--- start of Dataset content ---

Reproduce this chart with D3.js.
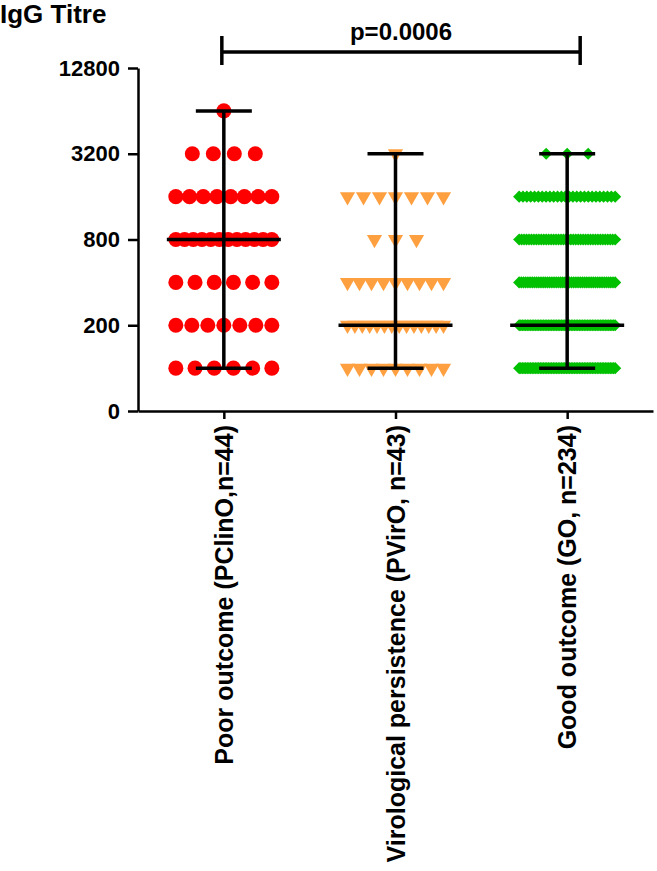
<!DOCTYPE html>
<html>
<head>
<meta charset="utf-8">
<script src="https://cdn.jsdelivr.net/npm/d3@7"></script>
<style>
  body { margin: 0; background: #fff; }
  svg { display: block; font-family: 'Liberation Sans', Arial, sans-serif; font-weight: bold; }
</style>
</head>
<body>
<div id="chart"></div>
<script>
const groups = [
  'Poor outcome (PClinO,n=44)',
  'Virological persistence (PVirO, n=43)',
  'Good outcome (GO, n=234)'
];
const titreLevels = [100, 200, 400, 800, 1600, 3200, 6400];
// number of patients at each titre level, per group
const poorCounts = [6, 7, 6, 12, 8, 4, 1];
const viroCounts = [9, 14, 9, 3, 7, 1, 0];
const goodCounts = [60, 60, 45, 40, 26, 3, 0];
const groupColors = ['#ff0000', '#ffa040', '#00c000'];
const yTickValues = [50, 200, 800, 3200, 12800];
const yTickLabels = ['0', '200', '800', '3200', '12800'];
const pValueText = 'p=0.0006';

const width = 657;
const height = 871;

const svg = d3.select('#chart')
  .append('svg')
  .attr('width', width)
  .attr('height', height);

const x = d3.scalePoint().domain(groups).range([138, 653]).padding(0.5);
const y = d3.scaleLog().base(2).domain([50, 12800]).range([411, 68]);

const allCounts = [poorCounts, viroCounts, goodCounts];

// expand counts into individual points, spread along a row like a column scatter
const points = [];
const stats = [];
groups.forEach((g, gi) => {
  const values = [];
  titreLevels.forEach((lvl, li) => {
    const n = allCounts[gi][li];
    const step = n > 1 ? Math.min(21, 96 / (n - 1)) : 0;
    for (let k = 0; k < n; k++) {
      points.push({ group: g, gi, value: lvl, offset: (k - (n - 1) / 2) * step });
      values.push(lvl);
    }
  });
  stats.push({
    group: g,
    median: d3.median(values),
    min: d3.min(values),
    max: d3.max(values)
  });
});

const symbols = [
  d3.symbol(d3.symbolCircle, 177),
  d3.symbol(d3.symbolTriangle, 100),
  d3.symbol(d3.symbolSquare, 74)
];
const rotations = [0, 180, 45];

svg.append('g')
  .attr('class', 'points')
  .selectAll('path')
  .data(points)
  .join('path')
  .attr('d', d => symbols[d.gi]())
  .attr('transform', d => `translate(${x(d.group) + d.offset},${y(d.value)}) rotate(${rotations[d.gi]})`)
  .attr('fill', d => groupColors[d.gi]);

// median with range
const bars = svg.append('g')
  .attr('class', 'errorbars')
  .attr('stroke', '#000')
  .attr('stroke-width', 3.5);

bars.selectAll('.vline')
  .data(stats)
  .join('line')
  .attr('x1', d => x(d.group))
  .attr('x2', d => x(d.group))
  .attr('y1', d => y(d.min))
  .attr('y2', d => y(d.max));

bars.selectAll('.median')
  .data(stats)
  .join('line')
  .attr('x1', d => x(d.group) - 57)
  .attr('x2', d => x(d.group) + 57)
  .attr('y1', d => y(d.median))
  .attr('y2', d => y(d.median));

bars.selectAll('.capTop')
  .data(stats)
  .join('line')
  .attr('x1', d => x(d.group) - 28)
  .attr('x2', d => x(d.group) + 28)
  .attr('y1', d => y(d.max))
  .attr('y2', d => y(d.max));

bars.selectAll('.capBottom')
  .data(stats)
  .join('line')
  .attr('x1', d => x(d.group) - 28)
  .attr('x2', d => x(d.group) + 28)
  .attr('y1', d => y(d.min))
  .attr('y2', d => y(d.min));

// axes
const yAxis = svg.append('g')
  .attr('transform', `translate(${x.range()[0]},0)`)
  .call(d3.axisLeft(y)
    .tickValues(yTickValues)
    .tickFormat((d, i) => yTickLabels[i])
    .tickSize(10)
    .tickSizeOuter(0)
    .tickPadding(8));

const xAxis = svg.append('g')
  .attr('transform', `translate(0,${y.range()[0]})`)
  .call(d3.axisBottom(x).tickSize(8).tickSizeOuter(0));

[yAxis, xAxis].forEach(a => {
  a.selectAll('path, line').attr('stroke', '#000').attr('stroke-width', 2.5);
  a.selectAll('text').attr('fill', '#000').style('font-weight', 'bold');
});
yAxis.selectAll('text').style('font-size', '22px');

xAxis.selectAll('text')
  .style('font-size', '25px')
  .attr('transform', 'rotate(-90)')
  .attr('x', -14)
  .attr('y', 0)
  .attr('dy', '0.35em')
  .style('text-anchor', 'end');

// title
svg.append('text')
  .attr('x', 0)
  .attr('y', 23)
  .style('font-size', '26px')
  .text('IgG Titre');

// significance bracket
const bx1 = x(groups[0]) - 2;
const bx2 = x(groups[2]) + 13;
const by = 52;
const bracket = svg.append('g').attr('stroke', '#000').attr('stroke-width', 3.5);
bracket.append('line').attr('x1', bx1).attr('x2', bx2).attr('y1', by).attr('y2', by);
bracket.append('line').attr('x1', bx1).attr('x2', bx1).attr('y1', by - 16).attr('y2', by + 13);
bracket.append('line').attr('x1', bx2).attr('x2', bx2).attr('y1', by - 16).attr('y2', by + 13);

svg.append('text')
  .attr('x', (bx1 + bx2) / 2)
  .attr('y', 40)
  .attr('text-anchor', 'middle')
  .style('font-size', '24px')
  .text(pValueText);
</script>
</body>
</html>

--- end of Dataset content ---

** The problem **
Go through the listing above and return every line where the word "chart" occurs.

** Answer for the task **
Reproduce this chart with D3.js.
<div id="chart"></div>
const svg = d3.select('#chart')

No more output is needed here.